Before we plan what we are going to grow we always get Sue to trial plants first. Salvias have become a staple in the flower garden, but sadly we couldn’t get them to last in the vase; the same being true of the poppies, which work so well in our borders but just can’t perform as a cut flower. Fox gloves on the other hand have been excellent in the past and this year we have sown extra ‘Pams Choice’ and ‘Suttons Apricot’, which should be magnificent in some of the larger vases.

Annuals, such as Cosmos, Tagetes and cornflowers have always been useful in this kind of production and bulbs like tulips are really important for the spring. But we are particularly interested in finding perennials, which will come back year after year and give us a really long season of cutting. Verbena is one such candidate, which has worked well in Sue’s trials. V. bonariensis is the obvious choice, but the danger of this is that it seeds so freely it could become a major weed in the kitchen garden. V. hastata is also lovely but is also quite promiscuous and has a rather short season. Verbena x macdougalii ‘Lavender spires’, however has proved to be perfect for our purposes. Being self-sterile this plant will not seed itself and has a really long season from July into November. Its delicate lavender spikes worked really well in the vase and with such a long cutting season I am hoping it should be a success for next year.

Growing plants for cut flowers is also a good way of having a look at how new plants perform, before selecting them for the borders.
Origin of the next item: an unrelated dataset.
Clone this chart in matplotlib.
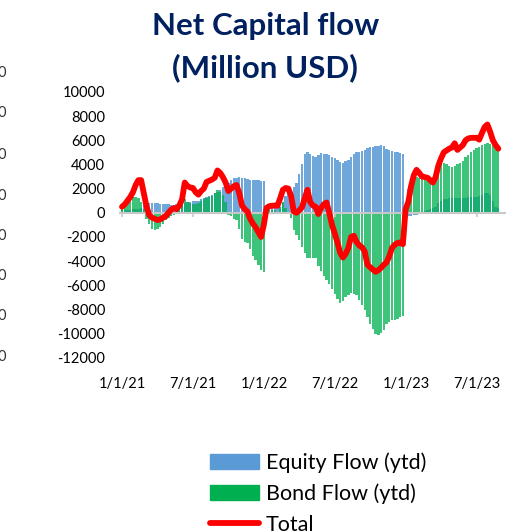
import matplotlib
matplotlib.use("Agg")
import matplotlib.pyplot as plt
import matplotlib.dates as mdates
from matplotlib.patches import Patch
from matplotlib.lines import Line2D
import numpy as np
import pandas as pd

# weekly ytd flows, million USD, starting 1/1/21
start_date = "2021-01-01"
equity_flow = [
    200, 200, 200, 250, 300, 300, 350, 400, 900, 900,
    850, 850, 800, 800, 750, 750, 700, 700, 650, 650,
    700, 750, 800, 850, 900, 900, 950, 1000, 1000, 1100,
    1200, 1300, 1400, 1500, 1600, 1700, 1900, 2100, 2300, 2500,
    2700, 2900, 2900, 2950, 2900, 2850, 2800, 2750, 2750, 2700,
    2700, 2650, 2650, 400, 400, 400, 400, 400, 500, 900,
    1400, 1700, 1900, 2100, 2500, 3200, 4000, 4900, 5050, 4900,
    4700, 4650, 4800, 4950, 4900, 4850, 4800, 4600, 4500, 4400,
    4200, 4150, 4300, 4400, 4600, 4900, 5000, 5050, 5100, 5200,
    5350, 5400, 5450, 5500, 5550, 5600, 5500, 5300, 5200, 5100,
    5050, 5000, 4950, 4900, -300, -300, -250, -200, -150, -100,
    100, 150, 200, 300, 400, 500, 800, 1000, 1100, 1150,
    1200, 1250, 1250, 1200, 1250, 1250, 1250, 1300, 1300, 1300,
    1300, 1350, 1450, 1600, 1650, 1500, 1000, 500, 400,
]
bond_flow = [
    300, 600, 900, 1100, 1300, 1300, 1250, 900, 300, -500,
    -900, -1300, -1450, -1350, -1200, -900, -600, -400, -300, -200,
    0, 400, 1000, 1100, 900, 850, 750, 700, 800, 1000,
    1100, 1200, 1300, 1400, 1600, 1900, 1750, 1500, 900, -200,
    -300, -500, -600, -1300, -2200, -2400, -2500, -3000, -3600, -3900,
    -4300, -4700, -4880, 200, 200, 200, 200, 100, 500, 900,
    400, 0, -400, -1400, -1800, -2230, -2800, -3300, -3720, -3720,
    -3700, -3720, -4400, -4800, -5200, -5540, -5900, -6300, -6700, -7100,
    -7500, -7300, -6950, -6800, -6620, -6700, -6780, -7200, -7600, -8020,
    -8600, -9200, -9600, -10000, -10090, -9900, -9700, -9200, -9000, -8900,
    -8850, -8750, -8600, -8500, 200, 2000, 2900, 3000, 2950, 2900,
    2800, 2700, 2600, 2500, 2450, 3000, 3900, 4000, 4130, 4000,
    3850, 3800, 3900, 4050, 4150, 4300, 4600, 4800, 5040, 5200,
    5350, 5460, 5600, 5700, 5790, 5700, 5600, 5500, 5450,
]
total_flow = [
    500, 700, 1000, 1300, 1700, 2300, 2700, 2700, 1600, 500,
    -200, -400, -500, -600, -550, -400, -300, 0, 250, 400,
    300, 600, 1100, 2500, 2200, 2100, 2050, 1700, 1500, 1800,
    2000, 2550, 2650, 2750, 2900, 3500, 3300, 2950, 2500, 1800,
    2000, 2200, 2300, 1600, 600, 300, 100, -500, -900, -1200,
    -1600, -2000, -1000, 400, 550, 580, 600, 580, 1200, 1900,
    2050, 2000, 1400, 100, 0, 200, 450, 1200, 1900, 900,
    600, 500, -100, 400, 700, 850, 0, -1000, -1700, -2450,
    -3300, -3700, -3400, -2900, -2000, -1900, -2400, -2700, -2850, -3200,
    -4300, -4500, -4700, -4880, -4750, -4550, -4300, -4100, -3600, -2900,
    -2650, -2500, -2450, -2600, 300, 900, 2200, 3100, 3550, 3300,
    3000, 2950, 2900, 2700, 2500, 2950, 3900, 4500, 5000, 5150,
    5300, 5400, 5750, 5200, 5400, 5600, 6000, 6150, 6200, 6200,
    6200, 6050, 6600, 7100, 7300, 6700, 6000, 5600, 5300,
]
y_ticks = list(range(-12000, 10001, 2000))
x_ticks = ["2021-01-01", "2021-07-01", "2022-01-01", "2022-07-01", "2023-01-01", "2023-07-01"]
x_labels = ["1/1/21", "7/1/21", "1/1/22", "7/1/22", "1/1/23", "7/1/23"]

dates = pd.date_range(start_date, periods=len(total_flow), freq="7D")

blue = "#5B9BD5"
green = "#00B050"
navy = "#002060"
font = ["Lato", "DejaVu Sans"]

fig = plt.figure(figsize=(5.13, 5.31), dpi=100)
ax = fig.add_axes([0.2318, 0.326, 0.754, 0.501])

ax.bar(dates, equity_flow, width=6.0, color=blue, alpha=0.88, linewidth=0)
ax.bar(dates, bond_flow, width=6.0, color=green, alpha=0.76, linewidth=0)
ax.axhline(0, color="#c8c8c8", lw=1.5, zorder=2)
tick_dates = pd.to_datetime(x_ticks)
ax.vlines(tick_dates, -350, 0, color="#c8c8c8", lw=1.2, zorder=2)
ax.plot(dates, total_flow, color="#FF0000", lw=4.2, solid_capstyle="round",
        solid_joinstyle="round", zorder=3)

ax.set_xlim(pd.Timestamp("2020-12-24"), pd.Timestamp("2023-09-13"))
ax.set_ylim(-12000, 10000)
ax.set_yticks(y_ticks)
ax.set_yticklabels([str(v) for v in y_ticks], family=font, fontsize=10.5)
ax.set_xticks(tick_dates)
ax.set_xticklabels(x_labels, family=font, fontsize=10.5)
ax.tick_params(axis="y", length=0, pad=10)
ax.tick_params(axis="x", length=0, pad=14)
for s in ax.spines.values():
    s.set_visible(False)

fig.text(0.517, 0.951, "Net Capital flow", ha="center", va="center",
         fontsize=22.5, fontweight="bold", color=navy, family=font)
fig.text(0.517, 0.872, "(Million USD)", ha="center", va="center",
         fontsize=22.5, fontweight="bold", color=navy, family=font)

# cut-off labels of the neighbouring chart at the left edge
for yp in [73, 113, 155, 196, 236, 276, 316, 357]:
    fig.text(6 / 513, 1 - yp / 531, "0", ha="right", va="center",
             fontsize=10.5, family=font, color="#333333")

handles = [Patch(color=blue), Patch(color=green),
           Line2D([], [], color="#FF0000", lw=4.2, solid_capstyle="round")]
fig.legend(handles, ["Equity Flow (ytd)", "Bond Flow (ytd)", "Total"],
           loc="upper left", bbox_to_anchor=(0.392, 0.165), frameon=False,
           prop={"family": font, "size": 15.5}, handlelength=2.3,
           handleheight=0.7, handletextpad=0.3, labelspacing=0.5,
           borderaxespad=0)

fig.savefig("out.png", dpi=100)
Some time ago I was given a selection of Persicaria to try by a breeder from Belgium called Chris Geslan, which we lined out in the Kitchen garden. This is the first year they have flowered and all 15 plants are quite distinctly beautiful. ‘Black field’ stands out as a strong stocky plant with a deep red wine colour and ‘Fat Domino’ is similar only bigger and more upright. Pink Elephant is one of my favourites, which we have used so much in the long border. But best of all for restaurant cut flowers ‘Orange field’, (which is actually a really interesting coral pink – pictured) and ‘Pink mist’ look most promising. Lining these plants out in rows for cutting gives us a chance to grow them on, so they can bulk up in size. When they are big enough, so long as they have worked well, we will divide them up and plant them in the borders near the restaurant, linking garden, flower arrangements and art work.

Tom.

One thought on “October Newsletter: In the garden

  1. Verbena bonariensis was quite a weed in unused spots at the farm, but only because no one tended to the areas that it overwhelmed. I do not think that it would become too invasive in a garden that is so regularly tended to. From our experience, it was not difficult to control where we did not want it. It was almost never seen in the production area.